Having dismissed the petition, the court must now consider the appropriateness of the certificate of appealability. See Rule 11 of the Rules Governing Section 2254 Cases ("Habeas Rules") ("the district court must issue or deny a certificate of appealability when it enters a final order adverse to the applicant.") Thus, the court reviews whether petitioner is entitled to a certificate of appealability with respect to one or more of the issues presented in his habeas petition.
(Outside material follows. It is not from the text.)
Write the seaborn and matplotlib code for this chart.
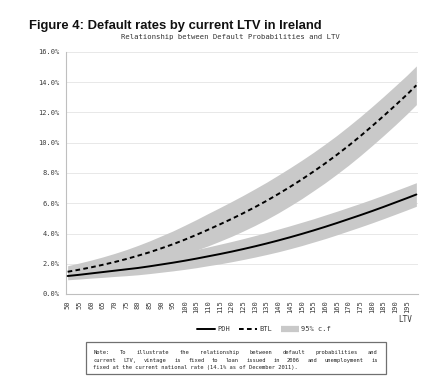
import seaborn as sns
import matplotlib.pyplot as plt
import pandas as pd
from matplotlib.lines import Line2D
from matplotlib.patches import Rectangle

# LTV points and values (% default probability)
ltv = [50, 55, 60, 65, 70, 75, 80, 85, 90, 95, 100, 105, 110, 115, 120, 125,
       130, 135, 140, 145, 150, 155, 160, 165, 170, 175, 180, 185, 190, 195, 199]
pdh = [1.19, 1.27, 1.36, 1.45, 1.54, 1.63, 1.72, 1.83, 1.95, 2.07, 2.20, 2.34,
       2.49, 2.64, 2.80, 2.97, 3.15, 3.34, 3.54, 3.75, 3.97, 4.20, 4.44, 4.69,
       4.95, 5.21, 5.48, 5.76, 6.05, 6.34, 6.58]
pdh_lo = [0.94, 0.99, 1.05, 1.10, 1.16, 1.21, 1.27, 1.35, 1.44, 1.53, 1.63, 1.74,
          1.87, 1.99, 2.13, 2.28, 2.44, 2.61, 2.79, 2.99, 3.20, 3.43, 3.66, 3.91,
          4.17, 4.43, 4.70, 4.98, 5.27, 5.56, 5.80]
pdh_hi = [1.44, 1.55, 1.67, 1.80, 1.92, 2.05, 2.17, 2.31, 2.46, 2.61, 2.77, 2.94,
          3.11, 3.29, 3.47, 3.66, 3.86, 4.07, 4.29, 4.51, 4.74, 4.97, 5.22, 5.47,
          5.73, 5.99, 6.26, 6.54, 6.83, 7.12, 7.36]
btl = [1.47, 1.61, 1.76, 1.93, 2.11, 2.31, 2.53, 2.76, 3.02, 3.29, 3.59, 3.91,
       4.25, 4.60, 4.96, 5.34, 5.74, 6.16, 6.61, 7.08, 7.57, 8.09, 8.63, 9.20,
       9.80, 10.43, 11.09, 11.77, 12.47, 13.19, 13.80]
btl_lo = [1.07, 1.17, 1.28, 1.41, 1.54, 1.69, 1.85, 2.01, 2.20, 2.41, 2.64, 2.90,
          3.18, 3.49, 3.81, 4.16, 4.53, 4.93, 5.36, 5.82, 6.30, 6.82, 7.35, 7.92,
          8.51, 9.14, 9.80, 10.48, 11.18, 11.91, 12.52]
btl_hi = [1.87, 2.05, 2.24, 2.45, 2.68, 2.93, 3.21, 3.51, 3.84, 4.17, 4.54, 4.92,
          5.32, 5.71, 6.11, 6.52, 6.95, 7.39, 7.86, 8.34, 8.84, 9.36, 9.91, 10.48,
          11.09, 11.72, 12.38, 13.06, 13.76, 14.47, 15.08]

x_ticks = list(range(50, 200, 5))
y_ticks = [0, 2, 4, 6, 8, 10, 12, 14, 16]

note_lines = [
    "Note: To illustrate the relationship between default probabilities and",
    "current LTV, vintage is fixed to loan issued in 2006 and unemployment is",
    "fixed at the current national rate (14.1% as of December 2011).",
]

df = pd.DataFrame({
    'LTV': ltv + ltv,
    'rate': pdh + btl,
    'type': ['PDH'] * len(ltv) + ['BTL'] * len(ltv),
})

sns.set_theme(style="white")
mono = 'DejaVu Sans Mono'
txt = '#3a3a3a'
band = '#c9c9c9'
dash = (2.4, 1.7)

W, H = 440, 383
fig = plt.figure(figsize=(W / 100, H / 100), dpi=100)
ax = fig.add_axes([66 / W, 1 - 294 / H, (418 - 66) / W, (294 - 52) / H])

ax.fill_between(ltv, pdh_lo, pdh_hi, color=band, lw=0, zorder=1)
ax.fill_between(ltv, btl_lo, btl_hi, color=band, lw=0, zorder=1)
sns.lineplot(data=df, x='LTV', y='rate', style='type',
             dashes={'PDH': '', 'BTL': dash}, color='black', lw=1.4,
             legend=False, ax=ax, zorder=3)

ax.set_xlim(49.3, 199.7)
ax.set_ylim(0, 16)
ax.set_xticks(x_ticks)
ax.set_xticklabels([str(v) for v in x_ticks], rotation=90, fontsize=5,
                   family=mono, color=txt)
ax.set_yticks(y_ticks)
ax.set_yticklabels([f"{v:.1f}%" for v in y_ticks], fontsize=5, family=mono,
                   color=txt)
ax.set_xlabel('')
ax.set_ylabel('')
ax.grid(axis='y', color='#e4e4e4', lw=0.6)
ax.tick_params(axis='both', length=2.5, width=0.6, color='#bfbfbf', pad=2)
for s in ['top', 'right']:
    ax.spines[s].set_visible(False)
for s in ['left', 'bottom']:
    ax.spines[s].set_color('#bfbfbf')
    ax.spines[s].set_linewidth(0.8)

fig.text(29 / W, 1 - 29 / H, "Figure 4: Default rates by current LTV in Ireland",
         family='Liberation Sans', weight='bold', fontsize=9.4, color='#111111',
         va='baseline', ha='left')
fig.text(230 / W, 1 - 37 / H, "Relationship between Default Probabilities and LTV",
         family=mono, fontsize=5.2, color='#333333', ha='center', va='center')
fig.text(405 / W, 1 - 319 / H, "LTV", family=mono, fontsize=5.5, color=txt,
         ha='center', va='center')

handles = [
    Line2D([], [], color='black', lw=1.4),
    Line2D([], [], color='black', lw=1.4, dashes=dash),
    Line2D([], [], color=band, lw=4.5, solid_capstyle='butt'),
]
fig.legend(handles, ['PDH', 'BTL', '95% c.f'], loc='center',
           bbox_to_anchor=(264 / W, 1 - 329 / H), ncol=3, frameon=False,
           handlelength=2.6, handletextpad=0.4, columnspacing=1.2,
           prop={'family': mono, 'size': 5}, labelcolor=txt)

# note box with justified monospace text
fig.patches.append(Rectangle((86 / W, 1 - 374 / H), 300 / W, 32 / H,
                             transform=fig.transFigure, fill=False,
                             edgecolor='#707070', lw=0.9))
fs = 3.9
cw = fs * 100 / 72 * 0.602
x0, x1 = 93.3, 377.7
for i, line in enumerate(note_lines):
    y = 1 - (354.3 + i * 7.3) / H
    words = line.split(' ')
    if i < len(note_lines) - 1:
        nchar = sum(len(w) for w in words)
        gap = (x1 - x0 - nchar * cw) / (len(words) - 1)
        xp = x0
        for w in words:
            fig.text(xp / W, y, w, family=mono, fontsize=fs, color='#222222',
                     ha='left', va='baseline')
            xp += len(w) * cw + gap
    else:
        fig.text(x0 / W, y, line, family=mono, fontsize=fs, color='#222222',
                 ha='left', va='baseline')

fig.savefig('out.png', dpi=100)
A certificate of appealability may issue only upon a "substantial showing of the denial of a constitutional right." 28 U.S.C. § 2253(c)(2). Where a petitioner's constitutional claims have been adjudicated and denied on the merits by the district court, the petitioner must demonstrate reasonable jurists could debate whether the issue should have been decided differently or show the issue is adequate to deserve encouragement to proceed further. Miller-El v. Cockrell. 537 U.S. 322, 336-38 (2003); Slack v. McDaniel. 529 U.S. 473, 483-84 (2000).
After reviewing the claims presented in the habeas petition in light of the applicable standard, the court finds reasonable jurists would not find the court's treatment of any of petitioner's claims debatable or wrong and none of the issue are adequate to deserve encouragement to proceed further. Accordingly, a certificate of appealability is DENIED.
Accordingly, Respondent's Motion to Dismiss the habeas corpus petition as untimely is GRANTED and the matter is DISMISSED (D.E. # 13). The certificate of appealability is DENIED.